This is actually the second time I’ve blogged on the subject of critical thinking and US elections, although I didn’t realize that this is what I was doing the last time around.
You see, four years ago I was getting set to cast a party-line vote, just as I had always done (for the same candidate most of my friends and family were voting for). But then I noticed something happening to my kids (who were 8 and 5 at the time). They too were getting swept up in the “mania” surrounding one of the two candidates for President, and were expressing their enthusiasm by mimicking the unquestioning behavior of their parents and most of the adults around them, treating anyone considering any other decision with ridicule and disdain.
This triggered memories of years spent in Washington, DC with a group of partisan friends who had trained their children to denigrate detested members of the other party, kids who could be called upon to sneer at their parents political bogeymen like trained seals. While amusing at the time, I was not prepared to let my children start their political life unexposed to anyone who was not prepared to consider more than one political option. And so I decided to become an undecided voter.
This decision came at a time when the undecided voter was making news, and for good reason. For while the results of the last election seemed inevitable on Election Eve, right up to that point if you added the statistically undecided vote to the vote assured by either candidate, the race still seemed up for grabs. And so a fevered rush was on to convince these undecideds and when that didn’t seem to create an assured result, cajoling of undecideds turned to ridicule and wrath.
In my case, undecidedness was a chosen (and somewhat artificial) identity that I used to alert my kids (and the rest of my family) that at least one person they knew was planning to think about whom to vote for until the last possible second.
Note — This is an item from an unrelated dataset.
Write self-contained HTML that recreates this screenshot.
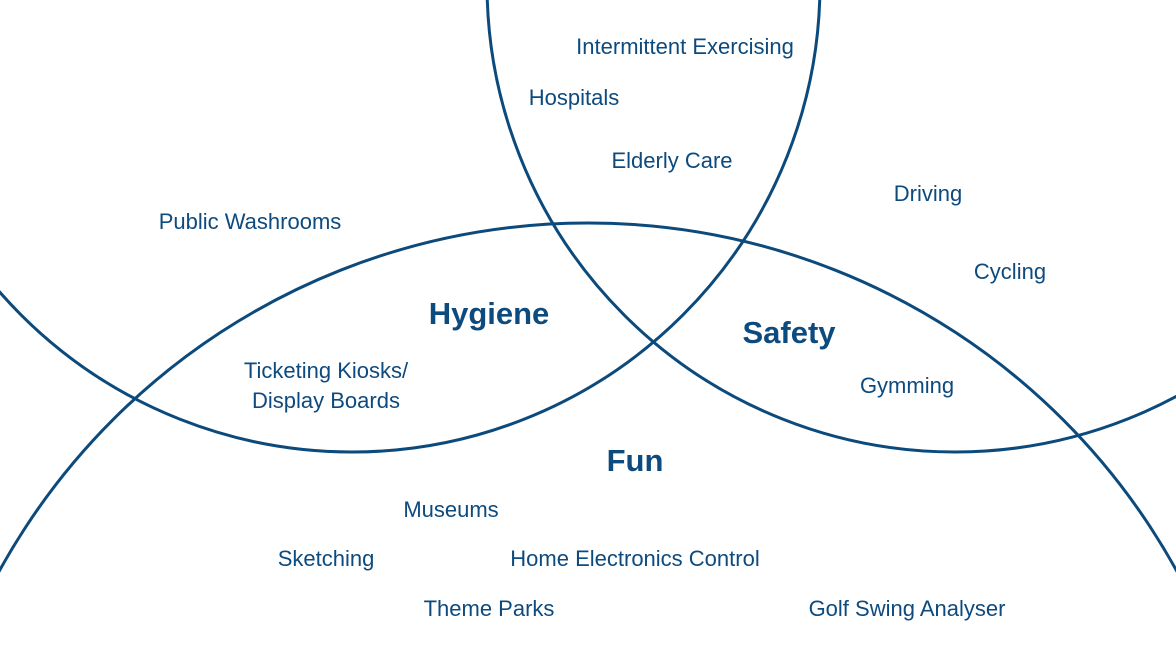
<!DOCTYPE html>
<html>
<head>
<meta charset="utf-8">
<style>
html,body{margin:0;padding:0;background:#fff;width:1176px;height:662px;overflow:hidden;}
svg{display:block;}
text{font-family:"Liberation Sans",sans-serif;fill:#0d4a7e;}
</style>
</head>
<body>
<svg id="chart" width="1176" height="662" viewBox="0 0 1176 662" xmlns="http://www.w3.org/2000/svg"></svg>
<script>
const circleNames = ["hygiene-circle","safety-circle","fun-circle"];
const circleCx = [352, 955, 588];
const circleCy = [-16, -16, 895];
const circleR = [468, 468, 672];

const titleTexts = ["Hygiene","Safety","Fun"];
const titleX = [489, 789, 635];
const titleY = [324, 343, 471];

const itemTexts = ["Intermittent Exercising","Hospitals","Elderly Care","Public Washrooms","Driving","Cycling","Ticketing Kiosks/","Display Boards","Gymming","Museums","Sketching","Home Electronics Control","Theme Parks","Golf Swing Analyser"];
const itemX = [685, 574, 672, 250, 928, 1010, 326, 326, 907, 451, 326, 635, 489, 907];
const itemY = [54, 105, 168, 229, 201, 279, 378, 408, 393, 517, 566, 566, 616, 616];

const svg = document.getElementById('chart');
const NS = "http://www.w3.org/2000/svg";
for (let i = 0; i < circleR.length; i++) {
  const c = document.createElementNS(NS, 'circle');
  c.setAttribute('cx', circleCx[i]);
  c.setAttribute('cy', circleCy[i]);
  c.setAttribute('r', circleR[i]);
  c.setAttribute('fill', 'none');
  c.setAttribute('stroke', '#0c4a7c');
  c.setAttribute('stroke-width', '3');
  
  
  svg.appendChild(c);
}
for (let i = 0; i < titleTexts.length; i++) {
  const t = document.createElementNS(NS, 'text');
  t.setAttribute('x', titleX[i]);
  t.setAttribute('y', titleY[i]);
  t.setAttribute('text-anchor', 'middle');
  t.setAttribute('font-size', '31');
  t.setAttribute('font-weight', 'bold');
  t.textContent = titleTexts[i];
  
  
  svg.appendChild(t);
}
for (let i = 0; i < itemTexts.length; i++) {
  const t = document.createElementNS(NS, 'text');
  t.setAttribute('x', itemX[i]);
  t.setAttribute('y', itemY[i]);
  t.setAttribute('text-anchor', 'middle');
  t.setAttribute('font-size', '22');
  t.textContent = itemTexts[i];
  
  
  svg.appendChild(t);
}
</script>
</body>
</html>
And a short-lived (and now-defunct) blog I created (called Undecidedman) was the place where I publically explored different issues and weighted each candidate until finally making my choice on Election Day.
Looking back, many of the critical thinking concepts (notably the Principle of Charity) we will be exploring during this election cycle were the foundation of that blog. And while the site gathered a small but stable following (some fellow undecided, some the aforementioned critics of anyone who had not made up their mind), it was the reaction of those closest to me that I found most interesting.
For while they were prepared to support this somewhat-eccentric project, it clearly disturbed them that someone in their midst was not acting in a politically predictable way. Some suspected this was an elaborate effort to justify switching parties, and it took until after election fever had worn off for many of them to somewhat “get” the point of what I was doing.
Looking back, this reaction makes perfect sense. For the period during which Undecidedman was up was the homestretch to Election Day in which all choices save one had already been made. In such a context, why shouldn’t someone who was still thinking things through be seen as either wishy-washy or weird?
Which gets back to the reasons why this project is starting so early in the election cycle. For, as noted previously, we are now in a period when more than one choice and more than one outcome are clearly possible. The candidate for one party has yet to be chosen, and even now one can imagine various possibilities for change in the entire makeup of the election, such as the emergence of a viable third-party candidate (something we have seen in recent memory).
Because people, by nature, like to think of themselves as open- and broad-minded, imagination thus becomes an effective component of critical thinking. For if you can imagine multiple possibilities then you are open to thinking about them. And while we will surely be seeing and talking about the closing of people’s minds to multiple options as the number of possibilities begins to shrink and we head into head-to-head electioneering between assured candidates, for now even the most partisan voter has a stake in maintaining their own artificial identity as an undecided voter.